Harm van den Dorpel Debunks NFT Posterity
“Nothing is fully on-chain: there are always many more layers of tech off-chain that you depend on that interpret and transform data to display your art, like your browser. And your eyes and your mind to perceive it are extremely mutable too.”
– Dutch software artist Harm van den Dorpel, dropping hard truths about NFT posterity. “The more immutable your artwork is, the more likely it is that it will break in the future because of compatibility issues with future dependencies.”
Eva & Franco Mattes’ Newest Circuits Spill Beyond Castle Walls

Eva & Franco Mattes solo exhibition “508 Loop Detected” opens at Apalazzogallery (APG) in Brescia (IT), premiering a series of AI Circuit (2024) works that loop AI-processed photos of past shows and an updated version of Personal Photographs (2024, image). The latter conceals a data transfer of newly taken private photos inside a brightly coloured cable loop that spills beyond Apalazzo’s baroque walls. Meanwhile, Roomba Cat (2023) roams around indoors, manifesting meme culture with motorized taxidermy.

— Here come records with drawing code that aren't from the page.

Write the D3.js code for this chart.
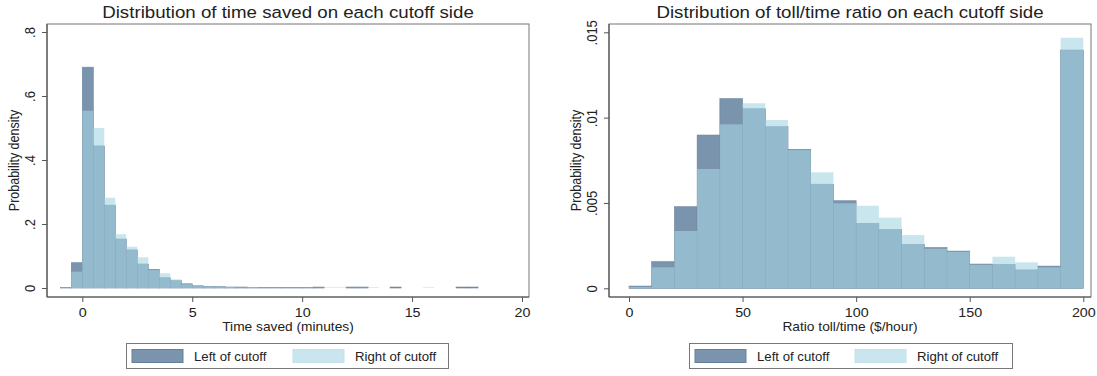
<!DOCTYPE html>
<html>
<head>
<meta charset="utf-8">
<script src="https://cdn.jsdelivr.net/npm/d3@7"></script>
<style>
  body { margin: 0; background: #fff; }
  text { font-family: "Liberation Sans", Arial, sans-serif; fill: #222; }
</style>
</head>
<body>
<div id="chart"></div>
<script>
// Left panel: time saved, bins of 0.5 minute
const timeBinStart = [-1, -0.5, 0, 0.5, 1, 1.5, 2, 2.5, 3, 3.5, 4, 4.5, 5, 5.5, 6, 6.5, 7, 7.5, 8, 8.5,
  9, 9.5, 10, 10.5, 11, 11.5, 12, 12.5, 13, 13.5, 14, 14.5, 15, 15.5, 16, 16.5, 17, 17.5];
const timeLeft = [0.002, 0.079, 0.690, 0.444, 0.259, 0.153, 0.119, 0.075, 0.058, 0.032, 0.023, 0.013, 0.007, 0.005,
  0.004, 0.003, 0.003, 0.002, 0.002, 0.002, 0.002, 0.002, 0.002, 0.003, 0, 0, 0.003, 0.003, 0, 0,
  0.003, 0, 0, 0, 0, 0, 0.003, 0.003];
const timeRight = [0.002, 0.051, 0.554, 0.500, 0.282, 0.168, 0.129, 0.096, 0.056, 0.046, 0.027, 0.012, 0.008, 0.005,
  0.004, 0.003, 0.002, 0.003, 0.002, 0.002, 0.002, 0.002, 0.002, 0.001, 0.002, 0.002, 0.001, 0.001, 0.002, 0,
  0, 0, 0, 0.002, 0, 0, 0, 0];
const timeXTicks = [0, 5, 10, 15, 20];
const timeYTicks = [0, 0.2, 0.4, 0.6, 0.8];

// Right panel: toll/time ratio, bins of 10 $/hour
const ratioBinStart = [0, 10, 20, 30, 40, 50, 60, 70, 80, 90, 100, 110, 120, 130, 140, 150, 160, 170, 180, 190];
const ratioLeft = [0.00013, 0.00156, 0.00478, 0.00898, 0.01111, 0.01052, 0.00947, 0.00814, 0.00610, 0.00513,
  0.00381, 0.00345, 0.00258, 0.00238, 0.00218, 0.00142, 0.00140, 0.00108, 0.00130, 0.01396];
const ratioRight = [0.00008, 0.00123, 0.00336, 0.00699, 0.00961, 0.01084, 0.00986, 0.00810, 0.00680, 0.00498,
  0.00484, 0.00414, 0.00312, 0.00232, 0.00214, 0.00138, 0.00185, 0.00152, 0.00123, 0.01468];
const ratioXTicks = [0, 50, 100, 150, 200];
const ratioYTicks = [0, 0.005, 0.01, 0.015];

const seriesNames = ['Left of cutoff', 'Right of cutoff'];

const W = 1097, H = 376;
const SX = 1.1; // text in the picture is slightly wide
const leftColor = 'rgb(122,148,173)', leftStroke = 'rgb(104,129,154)';
const rightColor = 'rgb(165,212,226)', rightOpacity = 0.6;
const axisColor = '#555';

const svg = d3.select('#chart').append('svg')
  .attr('width', W).attr('height', H);

function label(g, txt, x, y, size, anchor, rotate) {
  let t = g.append('text')
    .attr('transform', `translate(${x},${y}) scale(${SX},1)` + (rotate ? ' rotate(-90)' : ''))
    .attr('text-anchor', anchor || 'middle')
    .style('font-size', size + 'px')
    .text(txt);
  if (rotate) t.attr('dy', '0.36em');
}

function yFmt(d) {
  return d === 0 ? '0' : String(d).replace(/^0/, '');
}

function drawPanel(cfg) {
  const g = svg.append('g');
  const f = cfg.frame;

  let x = d3.scaleLinear().domain(cfg.xDomain).range(cfg.xRange);
  let y = d3.scaleLinear().domain(cfg.yDomain).range(cfg.yRange);

  // frame
  g.append('rect')
    .attr('x', f.left).attr('y', f.top)
    .attr('width', f.right - f.left).attr('height', f.bottom - f.top)
    .attr('fill', 'none').attr('stroke', '#777').attr('stroke-width', 1);

  // bars: left series first, right series over it with transparency
  const bins = cfg.bins.map((b, i) => ({ x0: b, x1: b + cfg.binWidth, l: cfg.left[i], r: cfg.right[i] }));

  g.append('g').selectAll('rect')
    .data(bins.filter(d => d.l > 0))
    .enter().append('rect')
    .attr('x', d => x(d.x0))
    .attr('y', d => y(d.l))
    .attr('width', d => x(d.x1) - x(d.x0))
    .attr('height', d => y(0) - y(d.l))
    .attr('fill', leftColor)
    .attr('stroke', leftStroke)
    .attr('stroke-width', 0.6);

  g.append('g').selectAll('rect')
    .data(bins.filter(d => d.r > 0))
    .enter().append('rect')
    .attr('x', d => x(d.x0))
    .attr('y', d => y(d.r))
    .attr('width', d => x(d.x1) - x(d.x0))
    .attr('height', d => y(0) - y(d.r))
    .attr('fill', rightColor)
    .attr('fill-opacity', rightOpacity);

  // y axis
  const yAxis = g.append('g')
    .attr('transform', `translate(${f.left},0)`)
    .call(d3.axisLeft(y).tickValues(cfg.yTicks).tickSize(5).tickFormat(yFmt));
  yAxis.select('.domain').remove();
  yAxis.selectAll('.tick line').attr('stroke', axisColor);
  yAxis.selectAll('.tick text')
    .attr('x', null).attr('dy', null)
    .attr('transform', `translate(-17,0) scale(${SX},1) rotate(-90)`)
    .attr('dy', '0.36em')
    .attr('text-anchor', 'middle')
    .style('font-size', '13px')
    .style('font-family', '"Liberation Sans", Arial, sans-serif')
    .attr('fill', '#222');

  // x axis
  const xAxis = g.append('g')
    .attr('transform', `translate(0,${f.bottom})`)
    .call(d3.axisBottom(x).tickValues(cfg.xTicks).tickSize(5).tickFormat(d3.format('d')));
  xAxis.select('.domain').remove();
  xAxis.selectAll('.tick line').attr('stroke', axisColor);
  xAxis.selectAll('.tick text')
    .attr('y', null).attr('dy', null)
    .attr('transform', `translate(0,20) scale(${SX},1)`)
    .style('font-size', '13px')
    .style('font-family', '"Liberation Sans", Arial, sans-serif')
    .attr('fill', '#222');

  // axis lines
  g.append('line').attr('x1', f.left).attr('x2', f.left).attr('y1', f.top).attr('y2', f.bottom)
    .attr('stroke', axisColor).attr('stroke-width', 1.2);
  g.append('line').attr('x1', f.left).attr('x2', f.right).attr('y1', f.bottom).attr('y2', f.bottom)
    .attr('stroke', axisColor).attr('stroke-width', 1.2);

  const cx = (f.left + f.right) / 2;
  label(g, cfg.title, cx, 17.5, 17);
  label(g, cfg.xTitle, cx, 331, 12.5);
  label(g, 'Probability density', f.left - 32.5, (f.top + f.bottom) / 2, 12.5, 'middle', true);

  // legend
  const lg = g.append('g');
  const lb = cfg.legend;
  lg.append('rect')
    .attr('x', lb.x0).attr('y', 343.5).attr('width', lb.x1 - lb.x0).attr('height', 25)
    .attr('fill', '#fff').attr('stroke', '#777').attr('stroke-width', 1);
  const sw = [
    { x: lb.sw1, fill: leftColor, stroke: leftStroke, name: seriesNames[0] },
    { x: lb.sw2, fill: 'rgb(201,229,237)', stroke: 'rgb(196,225,234)', name: seriesNames[1] }
  ];
  sw.forEach(s => {
    lg.append('rect').attr('x', s.x).attr('y', 349.5).attr('width', 51).attr('height', 13)
      .attr('fill', s.fill).attr('stroke', s.stroke).attr('stroke-width', 1);
    label(lg, s.name, s.x + 62, 360.5, 12, 'start');
  });
}

drawPanel({
  frame: { left: 47, right: 529, top: 24, bottom: 297 },
  xDomain: [0, 20], xRange: [82.3, 522],
  yDomain: [0, 0.8], yRange: [288, 32],
  bins: timeBinStart, binWidth: 0.5, left: timeLeft, right: timeRight,
  xTicks: timeXTicks, yTicks: timeYTicks,
  title: 'Distribution of time saved on each cutoff side',
  xTitle: 'Time saved (minutes)',
  legend: { x0: 126.5, x1: 448.5, sw1: 132, sw2: 293 }
});

drawPanel({
  frame: { left: 609, right: 1091, top: 24, bottom: 297 },
  xDomain: [0, 200], xRange: [629, 1083.3],
  yDomain: [0, 0.015], yRange: [288.3, 32.3],
  bins: ratioBinStart, binWidth: 10, left: ratioLeft, right: ratioRight,
  xTicks: ratioXTicks, yTicks: ratioYTicks,
  title: 'Distribution of toll/time ratio on each cutoff side',
  xTitle: 'Ratio toll/time ($/hour)',
  legend: { x0: 689.5, x1: 1012.5, sw1: 695, sw2: 855 }
});
</script>
</body>
</html>
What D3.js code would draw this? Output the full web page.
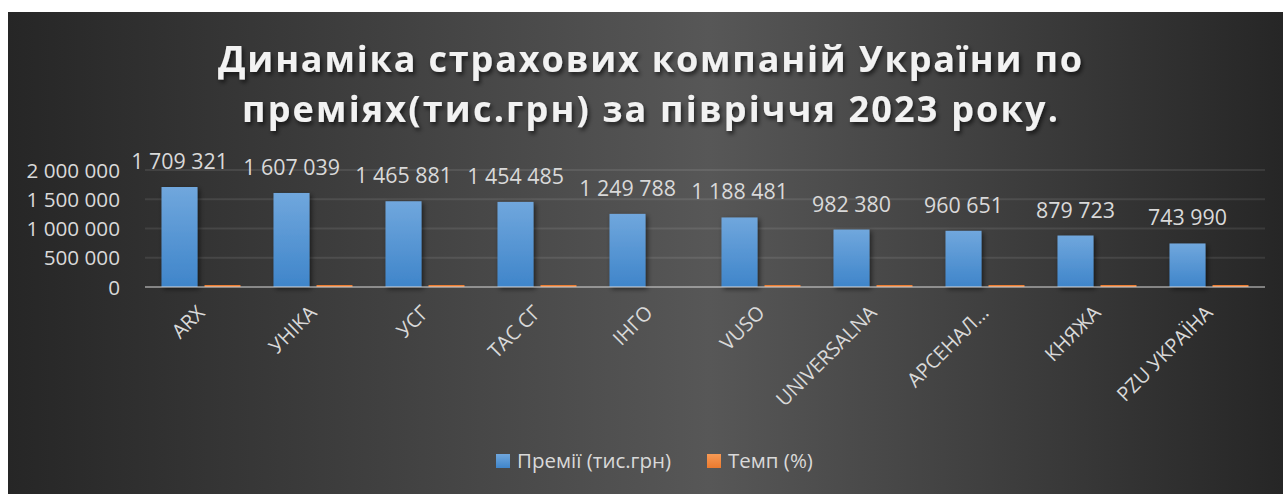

Total Refusal Collective Hijacks Videogames to Talk Politics
“We want to hijack mass media in order to radicalize people politically. Videogames have an enormous potential to question ideology and they don’t fulfil this potential at all.”
– Austrian machinima collective Total Refusal, on what drives their videogame appropriations. In the film Hardly Working (2022), for example, they cast NPC workers in critique of contemporary labour. “Videogame narratives are very obedient to authority,” the collective says, “but there’s no reason that they have to be.” [quotes edited]
Tim Rodenbröker Invites Minimalist Creative Coding Discoveries

Frustrated with the state of today’s social media platforms and how they extract attention (“I feel trapped!”), German graphic designer and creative coding enthusiast Tim Rodenbröker launches a radical alternative: 128kb Challenge is a distraction-free, community-first feed for discovering and sharing minimalist programmed works. Anyone working in Processing, p5.js, or GLSL can participate by submitting GIFs that adhere to the 128×128 pixels, 128 colours, and 128 kilobyte size limit.

Mimi Ọnụọha Explores the Politics of Absence
“I’m looking not only at what is unquantifiable or missing, but at what is unknowable. Knowledge doesn’t simply come to you; it also involves what you yourself and the space you’re in will allow you to know.”
– American artist and researcher Mimi Ọnụọha, on exploring absence—the lapses that occur during data collection—in her work. “Things can be missing,” she says of “thorny issues” like human grief, “but there’s also the unknowable lying outside of what constitutes your framing of the world.”